Мы быстро договорились. И теперь я почти каждый вечер был в театре, гримировался и выходил на сцену. Названия пьесы теперь уже не припомню, но по ходу действия белогвардейский офицер намеревался обидеть мою якобы мать, тоже загримированную под китаянку. Я подкрадывался к офицеру сзади и ударом клинка в спину «убивал» его. Сцену я заканчивал в объятиях «матери», потом под аплодисменты публики шел занавес…
Тут надо сказать, что от актрисы, игравшей мою мать, сильно несло ароматом духов и пудры, а от офицера — спиртного. Ни того, ни другого запаха я не переносил и с трудом дождался весны, когда театральная труппа, уложив на рейсовый пароход свои нехитрые декорации, укатила в Астрахань.
Теперь же, оказавшись на промысле, я сколотил главным образом из числа бывших соучеников концертную бригаду, которая ездила по рыбацким тоням и развлекала рыбаков. В концерте я выбрал для себя еще более ответственное амплуа — вокальное. Вместе с бывшей одноклассницей Клавкой Белянчиковой мы выходили на сцену и пели дуэтом, изображая влюбленную парочку. Напрягая до предела голосовые связки, я выводил такие слова:
Слышу чей голосок,
Это Маша моя.
Разгорелась душа,
Дай обнять мне тебя!
Клавка вторила мне, исполняя свою партию. Но это, конечно, было не пение, а отчаянный вопль. Помню, какой страх был написан на лицах рыбаков: им, вероятно, казалось, что мы с Клавкой ходим по высоко натянутой проволоке и вот-вот сорвемся. А присутствовавший на концерте заворг нашего райкома комсомола Егорка Кисляков сидел в первом ряду с перекошенным лицом, прилагая отчаянные усилия, чтобы не расхохотаться…
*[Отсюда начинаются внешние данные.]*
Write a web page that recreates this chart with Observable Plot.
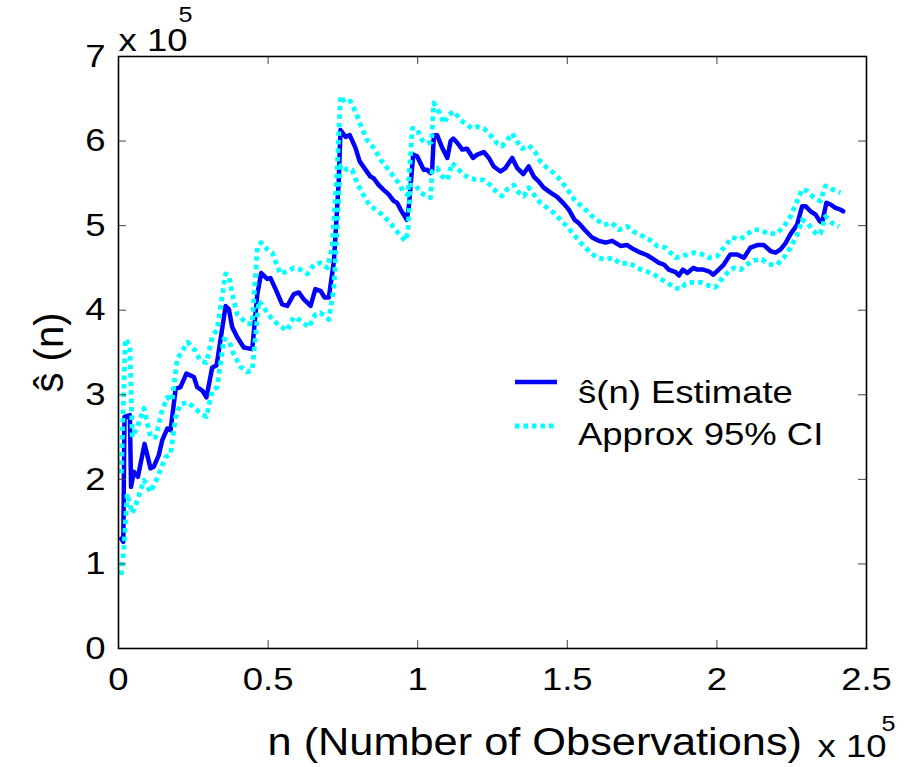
<!DOCTYPE html>
<html>
<head>
<meta charset="utf-8">
<script src="https://cdn.jsdelivr.net/npm/d3@7"></script>
<script src="https://cdn.jsdelivr.net/npm/@observablehq/plot@0.6"></script>
<style>
  html, body { margin: 0; padding: 0; background: #fff; }
  svg { display: block; }
</style>
</head>
<body>
<div id="chart"></div>
<script>
// ---- data (n in units of 1e5, s in units of 1e5) ----
const estN = [0.009,0.016,0.020,0.038,0.042,0.051,0.065,0.087,0.107,0.118,0.135,0.146,0.163,0.174,0.191,0.207,0.227,0.252,0.263,0.280,0.294,0.313,0.328,0.358,0.369,0.380,0.397,0.419,0.447,0.464,0.477,0.497,0.508,0.525,0.547,0.564,0.586,0.603,0.619,0.642,0.658,0.675,0.689,0.703,0.720,0.736,0.742,0.759,0.773,0.792,0.806,0.826,0.842,0.853,0.870,0.887,0.903,0.920,0.931,0.943,0.963,0.970,0.985,0.998,1.009,1.020,1.032,1.043,1.048,1.054,1.065,1.082,1.099,1.110,1.119,1.132,1.149,1.165,1.185,1.199,1.221,1.238,1.254,1.277,1.293,1.316,1.333,1.353,1.371,1.388,1.405,1.421,1.444,1.466,1.488,1.505,1.524,1.538,1.561,1.583,1.605,1.628,1.650,1.678,1.700,1.722,1.745,1.767,1.789,1.806,1.823,1.839,1.862,1.873,1.886,1.901,1.921,1.934,1.954,1.973,1.988,2.006,2.023,2.045,2.068,2.090,2.112,2.135,2.157,2.179,2.196,2.213,2.229,2.246,2.268,2.285,2.296,2.313,2.330,2.344,2.352,2.366,2.380,2.396,2.413,2.422];
const estS = [1.30,1.26,2.74,2.76,1.91,2.09,2.03,2.42,2.13,2.15,2.29,2.46,2.60,2.58,3.07,3.09,3.25,3.21,3.09,3.05,2.97,3.32,3.35,4.05,4.01,3.80,3.68,3.56,3.54,4.19,4.44,4.37,4.38,4.25,4.07,4.05,4.19,4.21,4.13,4.05,4.25,4.23,4.15,4.15,4.58,5.52,6.13,6.05,6.07,5.92,5.76,5.66,5.58,5.56,5.48,5.42,5.37,5.29,5.27,5.19,5.07,5.21,5.84,5.82,5.74,5.66,5.66,5.62,5.64,6.07,6.07,5.92,5.80,6.00,6.03,5.98,5.90,5.91,5.80,5.84,5.87,5.80,5.70,5.64,5.68,5.80,5.68,5.61,5.70,5.58,5.52,5.45,5.39,5.34,5.26,5.19,5.07,5.03,4.94,4.86,4.82,4.80,4.82,4.76,4.77,4.72,4.68,4.65,4.60,4.56,4.54,4.48,4.45,4.41,4.48,4.44,4.50,4.48,4.48,4.46,4.42,4.48,4.54,4.66,4.66,4.62,4.74,4.77,4.77,4.70,4.68,4.72,4.79,4.90,5.01,5.23,5.23,5.17,5.13,5.05,5.04,5.27,5.25,5.21,5.19,5.17];

const upN = [0.009,0.023,0.038,0.046,0.063,0.085,0.107,0.124,0.146,0.163,0.179,0.196,0.213,0.232,0.257,0.274,0.294,0.313,0.330,0.358,0.369,0.380,0.397,0.430,0.447,0.464,0.477,0.497,0.514,0.541,0.564,0.586,0.608,0.631,0.653,0.675,0.698,0.714,0.731,0.742,0.759,0.775,0.792,0.809,0.831,0.853,0.876,0.898,0.920,0.937,0.954,0.967,0.982,0.996,1.015,1.032,1.046,1.054,1.071,1.087,1.104,1.121,1.143,1.165,1.182,1.199,1.221,1.243,1.266,1.282,1.299,1.316,1.333,1.349,1.371,1.394,1.410,1.433,1.455,1.477,1.500,1.527,1.555,1.583,1.622,1.650,1.672,1.700,1.722,1.750,1.772,1.800,1.828,1.862,1.884,1.923,1.951,1.973,2.001,2.023,2.051,2.079,2.101,2.123,2.146,2.173,2.201,2.224,2.246,2.268,2.285,2.302,2.324,2.346,2.363,2.385,2.413];
const upS = [2.07,3.66,3.58,2.50,2.62,2.84,2.50,2.50,2.82,2.97,2.93,3.42,3.52,3.62,3.52,3.40,3.38,3.68,3.78,4.43,4.41,4.19,3.95,3.84,3.84,4.74,4.80,4.72,4.68,4.43,4.46,4.50,4.48,4.43,4.54,4.56,4.50,4.74,5.68,6.53,6.45,6.47,6.35,6.19,6.01,5.92,5.78,5.68,5.58,5.50,5.39,5.36,6.15,6.15,6.01,5.97,5.99,6.45,6.35,6.21,6.31,6.35,6.25,6.19,6.15,6.17,6.15,6.07,5.97,5.94,6.01,6.09,5.99,5.91,5.95,5.86,5.76,5.68,5.62,5.54,5.43,5.29,5.21,5.11,5.01,5.03,4.95,4.99,4.93,4.88,4.84,4.76,4.74,4.62,4.64,4.68,4.66,4.62,4.64,4.74,4.86,4.84,4.90,4.95,4.95,4.90,4.91,4.99,5.11,5.29,5.43,5.41,5.33,5.29,5.47,5.43,5.39];

const loN = [0.009,0.018,0.029,0.046,0.063,0.085,0.107,0.124,0.140,0.157,0.174,0.191,0.207,0.232,0.252,0.274,0.294,0.313,0.330,0.352,0.369,0.385,0.408,0.430,0.447,0.469,0.486,0.508,0.536,0.564,0.586,0.608,0.636,0.658,0.675,0.703,0.720,0.733,0.742,0.764,0.781,0.798,0.814,0.837,0.859,0.881,0.903,0.920,0.940,0.959,0.967,0.976,0.993,1.009,1.026,1.043,1.048,1.065,1.082,1.099,1.115,1.132,1.154,1.176,1.199,1.221,1.243,1.266,1.282,1.299,1.321,1.338,1.355,1.371,1.388,1.410,1.433,1.455,1.477,1.500,1.522,1.544,1.578,1.600,1.628,1.650,1.678,1.706,1.734,1.761,1.784,1.811,1.834,1.856,1.878,1.895,1.917,1.945,1.973,1.995,2.012,2.034,2.057,2.079,2.101,2.123,2.151,2.173,2.201,2.224,2.246,2.268,2.285,2.302,2.335,2.346,2.363,2.385,2.408];
const loS = [0.87,1.20,1.83,1.60,1.75,1.99,1.85,1.97,2.11,2.26,2.30,2.74,2.89,2.91,2.85,2.78,2.74,3.05,3.09,3.66,3.64,3.48,3.33,3.27,3.29,4.11,4.03,3.92,3.82,3.76,3.92,3.88,3.80,3.95,3.97,3.89,4.27,5.13,5.71,5.66,5.66,5.50,5.39,5.25,5.19,5.13,5.05,4.98,4.89,4.82,4.92,5.48,5.48,5.39,5.36,5.33,5.64,5.68,5.58,5.54,5.74,5.68,5.60,5.56,5.54,5.54,5.48,5.39,5.35,5.43,5.48,5.39,5.35,5.45,5.37,5.27,5.21,5.15,5.07,4.99,4.89,4.80,4.68,4.62,4.60,4.62,4.55,4.56,4.50,4.46,4.44,4.37,4.33,4.27,4.25,4.31,4.33,4.33,4.29,4.27,4.35,4.44,4.50,4.48,4.54,4.59,4.60,4.54,4.54,4.62,4.74,4.89,5.07,5.03,4.89,4.91,5.11,5.03,4.99];

const xTicks = [0, 0.5, 1, 1.5, 2, 2.5];
const yTicks = [0, 1, 2, 3, 4, 5, 6, 7];
const xLabel = ["n (Number of Observations)"];
const yLabel = ["ŝ (n)"];
const expBase = ["x 10"];
const expPow = ["5"];
const legendLabels = ["ŝ(n) Estimate", "Approx 95% CI"];

// ---- tables ----
const zip = (xs, ys) => xs.map((n, i) => ({n, s: ys[i]}));
const est = zip(estN, estS);
const upper = zip(upN, upS);
const lower = zip(loN, loS);

const W = 911, H = 767;
const mL = 118, mR = 45, mT = 56, mB = 119;
const innerH = H - mT - mB;
const innerW = W - mL - mR;
const tickLen = 8;
const FONT = "'Liberation Sans', Arial, Helvetica, sans-serif";
const BLUE = "#0000ff", CYAN = "#00ffff";
const ciDash = "4.5,4";

const plot = Plot.plot({
  width: W,
  height: H,
  marginLeft: mL,
  marginRight: mR,
  marginTop: mT,
  marginBottom: mB,
  style: {fontFamily: FONT, background: "#fff", color: "#000", overflow: "visible"},
  x: {domain: [0, 2.5]},
  y: {domain: [0, 7]},
  marks: [
    Plot.line(est, {x: "n", y: "s", stroke: BLUE, strokeWidth: 4.5, strokeLinejoin: "round"}),
    Plot.line(upper, {x: "n", y: "s", stroke: CYAN, strokeWidth: 4.8, strokeDasharray: ciDash, strokeLinecap: "butt"}),
    Plot.line(lower, {x: "n", y: "s", stroke: CYAN, strokeWidth: 4.8, strokeDasharray: ciDash, strokeLinecap: "butt"}),
    // inward ticks on all four sides
    Plot.ruleX(xTicks, {x: d => d, insetTop: innerH - tickLen, stroke: "#444", strokeWidth: 1}),
    Plot.ruleX(xTicks, {x: d => d, insetBottom: innerH - tickLen, stroke: "#444", strokeWidth: 1}),
    Plot.ruleY(yTicks, {y: d => d, insetRight: innerW - tickLen, stroke: "#444", strokeWidth: 1}),
    Plot.ruleY(yTicks, {y: d => d, insetLeft: innerW - tickLen, stroke: "#444", strokeWidth: 1}),
    Plot.frame({stroke: "#000", strokeWidth: 1.6}),
    Plot.axisX({ticks: xTicks, tickSize: 0, tickPadding: 19, fontSize: 32, tickFormat: d => String(d), label: null}),
    Plot.axisY({ticks: yTicks, tickSize: 0, tickPadding: 13, fontSize: 32, tickFormat: d => String(d), label: null}),
    Plot.text(xLabel, {text: d => d, frameAnchor: "bottom-left", dx: 149, dy: 94, textAnchor: "start", lineAnchor: "middle", fontSize: 38}),
    Plot.text(yLabel, {text: d => d, frameAnchor: "left", dx: -68, rotate: -90, textAnchor: "middle", lineAnchor: "middle", fontSize: 40}),
    Plot.text(expBase, {text: d => d, frameAnchor: "top-left", dx: 0, dy: -16, textAnchor: "start", lineAnchor: "middle", fontSize: 32}),
    Plot.text(expPow, {text: d => d, frameAnchor: "top-left", dx: 67, dy: -42, textAnchor: "middle", lineAnchor: "middle", fontSize: 22}),
    Plot.text(expBase, {text: d => d, frameAnchor: "bottom-left", dx: 699, dy: 98, textAnchor: "start", lineAnchor: "middle", fontSize: 32}),
    Plot.text(expPow, {text: d => d, frameAnchor: "bottom-left", dx: 770, dy: 75, textAnchor: "middle", lineAnchor: "middle", fontSize: 22})
  ]
});

document.getElementById("chart").appendChild(plot);

// ---- legend (inside axes, no box) ----
const svg = d3.select(plot);
const leg = svg.append("g")
  .attr("font-family", FONT).attr("font-size", 32).attr("fill", "#000")
  .attr("text-anchor", "start");
const legendItems = [
  {label: legendLabels[0], stroke: BLUE, width: 4.5, dash: null, ly: 382, ty: 403},
  {label: legendLabels[1], stroke: CYAN, width: 4.8, dash: ciDash, ly: 426, ty: 445}
];
for (const it of legendItems) {
  leg.append("line")
    .attr("x1", 515).attr("x2", 557).attr("y1", it.ly).attr("y2", it.ly)
    .attr("stroke", it.stroke).attr("stroke-width", it.width)
    .attr("stroke-dasharray", it.dash).attr("stroke-linecap", "butt");
  leg.append("text").attr("x", 578).attr("y", it.ty).attr("text-anchor", "start").text(it.label);
}

// ---- widen glyphs horizontally to match the reference's stretched text ----
const stretch = 1.14;
plot.querySelectorAll("text").forEach(t => {
  const tr = t.getAttribute("transform") || "";
  if (tr.includes("rotate")) return;
  const len = t.getComputedTextLength();
  if (len > 0) {
    t.setAttribute("textLength", (len * stretch).toFixed(1));
    t.setAttribute("lengthAdjust", "spacingAndGlyphs");
  }
});
</script>
</body>
</html>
Когда представление окончилось, я спросил у него:
— Ну, как прошел концерт?
— Замечательно, вы просто молодцы. Но лично тебе я бы посоветовал…
— А что, разве я плохо пел? — вспыхнул я.
— Я и не говорю, что плохо, — отвечал Егорка, проглатывая остатки смеха. — Просто я бы советовал тебе больше не петь. А то секретарь комитета — и куплеты эти легкомысленные. Несолидно получается.
Так была спета моя песенка. Моя артистическая карьера на том и оборвалась.
К счастью для себя и для нашего многострадального искусства, я не пожалел о случившемся. Да и жалеть-то было некогда: дела надвигались одно важнее другого.
С секретарем нашего райкома Виктором Михайловым мы ходили по крутому валу, защищавшему береговую часть Красного Яра от весенних паводков, и разговаривали. Собственно, говорил Виктор, приехавший по комсомольской мобилизации в наши края из текстильного Иванова, а я шагал рядом с ним и слушал. Он говорил о высоком назначении комсомола, его священном долге.
— Пойми, надвигаются великие классовые бои, и мы должны быть готовы к ним. — Голос бывшего ткача в сыром вечернем воздухе звучал глухо. Михайлов вдруг остановился и спросил меня: — Почему не вступаешь в партию? Боишься ответственности? Трусишь?
Я начал оправдываться, сослался на возраст: мне еще не исполнилось полных восемнадцати лет. Но Михайлов не слушал меня.